Comme dans Pucelle l’autrice réussit à retrouver les sentiments originaux, bien entendu à les interpréter mais encore plus sûrement à les comprendre à l’aune de sa pensée d’adulte. Florence Dupré la Tour n’a rien oublié des détails qui font la vie mais aussi les moments de bascule anodins sur l’instant mais marqueurs profonds des bouleversements de l’existence. Force à la naissance et au cours des premiers mois, quand les foetus puis les corps se protègent mutuellement, la gémellité devient de plus en plus souvent une source de questionnement à l’heure de la construction, de l’apprentissage, de la prise de conscience personnelle. Le « Je » s’invite alors et les premiers émois physiques accentuent le trouble surtout lorsque Florence ne peut s’imaginer qu’en garçon.

Jumelle est aussi une chronique de l’enfance ordinaire. Jamais l’autrice ne néglige la violence inhérente à cette période de la vie où les filtres n’existent pas et où les sentiments s’expriment de manière abrupte. Le père qui ignore les jumelles à leur naissance, la mère concurrente à son insu, ces parents devenus rivaux, les enfants de l’école perçus comme étrangers et étranges, autant de souvenirs qui font également de cet album un album de souvenirs de nos propres vies.

Conseillé par (Libraire)
15 février 2023

LA BD de ce début d'année

Attardez vous sur la couverture de « Hoka Hey! », feuilletez les 220 pages de l’album et vous aurez immédiatement un aperçu de la qualité exceptionnelle de l’ouvrage. Cela suffit pour constater que l’histoire que vous propose Neyef est une histoire de couleurs. Couleurs rougeoyantes du soir à l’heure des confidences au coin d’un feu sous un ciel étoilé. Couleurs pommelées des sous bois qui rappellent les tableaux ombragés des tableaux de Monet. Couleur jaune ou blanchâtre du lever du jour quand la cime des arbres appelle à s’ébrouer pour aller chercher de l’eau dans le ruisseau proche. Couleurs tamisées par les nuages des paysages infinis du Wyoming. Mais aussi couleurs des hommes. Rouge pour les indiens, blanc pour les colons, car nous sommes bien aux Etats Unis à la fin du XIX ème siècle. Les colons se sont imposés, les indiens vaincus et parqués dans des réserves. Pourtant un Lakota au visage barré de peinture rouge, et une femme au visage masqué par un foulard refusent de se soumettre. Ils tuent, pillent, volent l’argent des « wasichus », des blancs, avant de le brûler. Ils ont tracé dans le dos ou sur le visage une croix, celle qu’ils ont faite sur le monde qui les écrase, le monde des villes, du chemin de fer. A eux s’est joint un jeune roux désinvolte, il porte sur la poitrine un trèfle, il est irlandais. Les trois forment la bande de Little Knife que va devoir suivre, d’abord contraint et forcé puis librement un jeune indien, Georges, éduqué par les blancs, à la manière d’une pomme, « rouge dehors, blanc dedans ». On pense à un Little Big Man inversé.
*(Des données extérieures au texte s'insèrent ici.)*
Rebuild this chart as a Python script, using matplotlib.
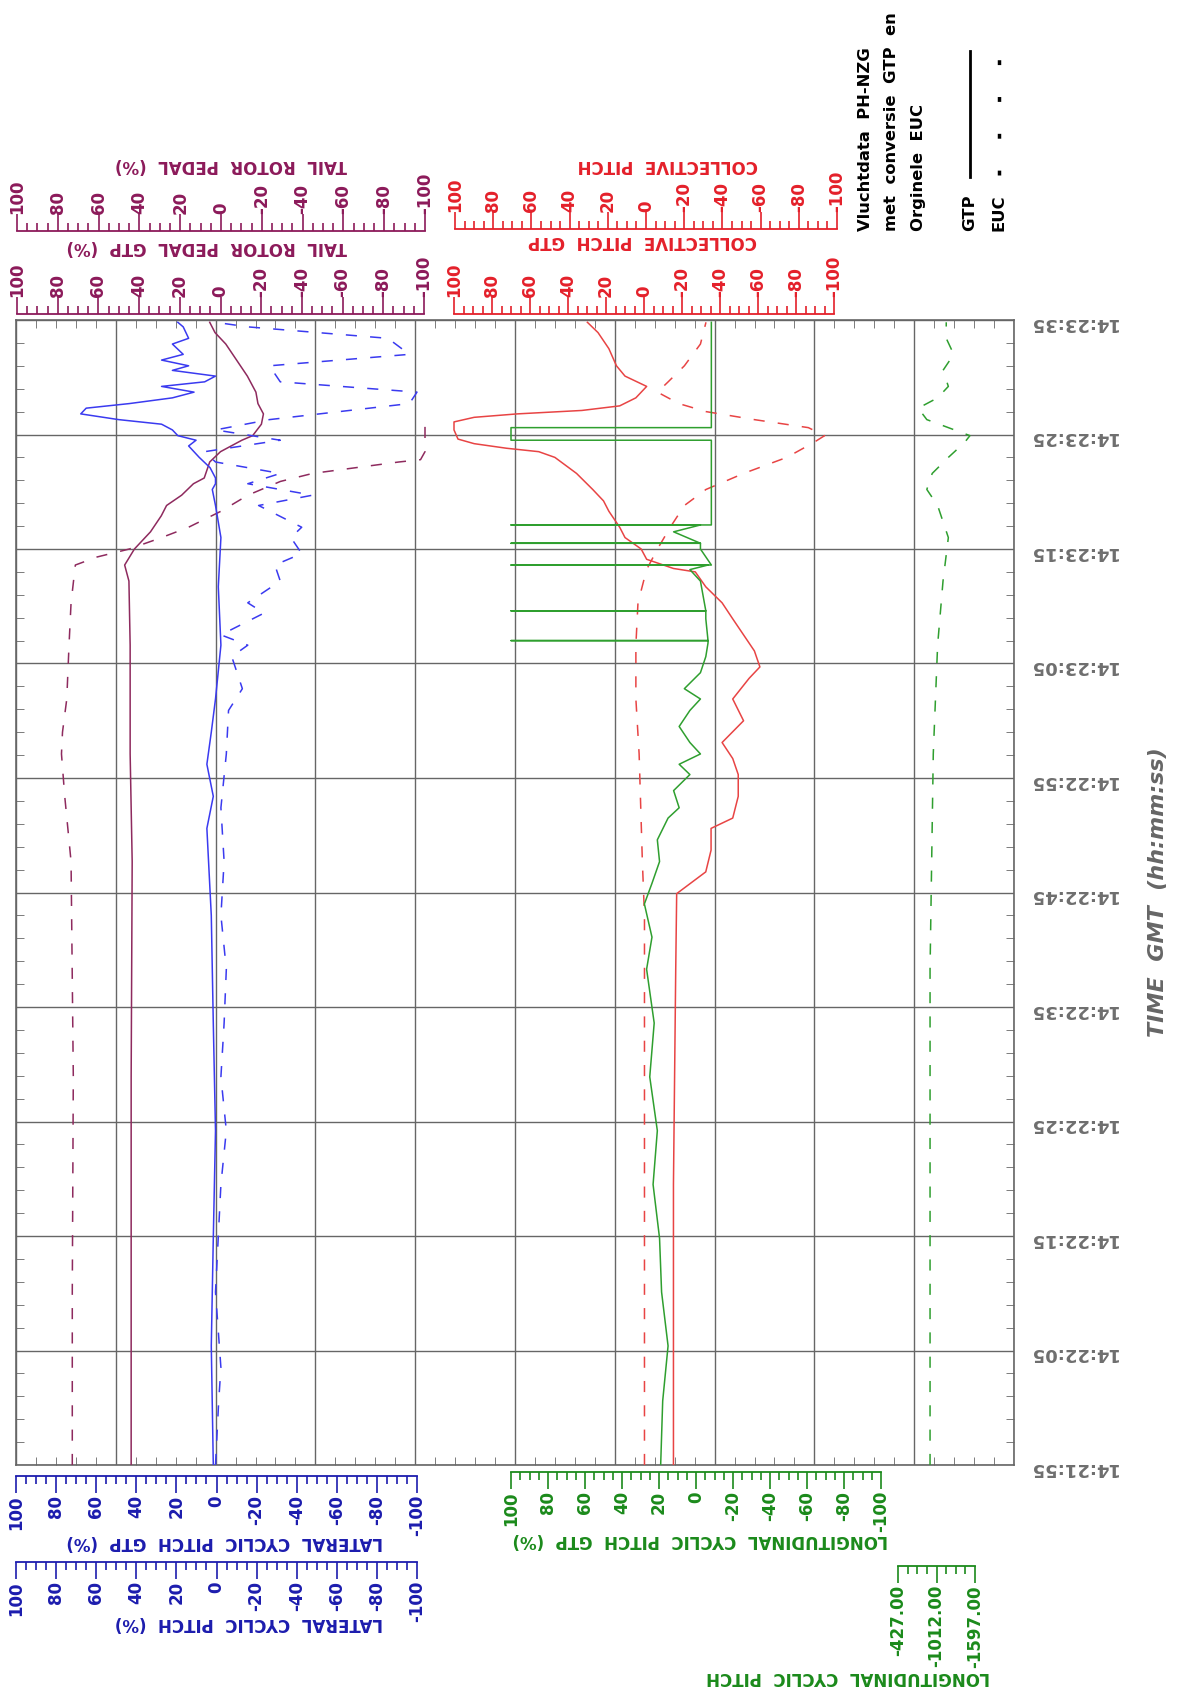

Dès lors se déroule un périple mû par la vengeance, vengeance personnelle et violente de Little Knife, violence collective du trio contre les blancs qui massacrent les bisons, spolient et s’attribuent toutes les terres, détruisent et nient la culture des indiens Lakotas. Le récit est âpre, violent et ne se complait jamais dans la facilité des codes du western dont il respecte pourtant toutes les facettes. Chasseur de primes, réhabilitation des cultures indiennes, expansion territoriale des colons, trouvent leur place mais la pagination généreuse permet d’approfondir ces thèmes et les dialogues d’une précision au cordeau distinguent la philosophie de vie et l’animisme des Lakotas, de l’expansion et du matérialisme des blancs. La violence et la haine partagées, mènent le récit dans une logique noire et destructrice, où les meurtres se multiplient, la vengeance étant le seul sentiment qui subsiste aux Lakotas puisque la justice les ignore.
Neyef, pourtant éclaire parfois son sujet de tendresse et de douceur. La lumière baignant ses grands paysages dignes du CinémaScope nous invite à nous perdre et à regarder de plus près ces pierres, cette eau, ces nuages à qui les indiens prêtent une âme. Rarement ces étendues américaines, pourtant mille fois dessinées, ont procuré autant d’émotions, comme des personnages supplémentaires du récit..

« Hoka Hey! », ce cri, « En avant » du guerrier Crasy Horse, Neyef en fait une oeuvre puissante et originale qui va bien au delà de la Bd de genre. Il nous procure le plaisir immense de lecture d’un récit haletant aux multiples rebondissements. Une Bd incontournable dans une édition soignée.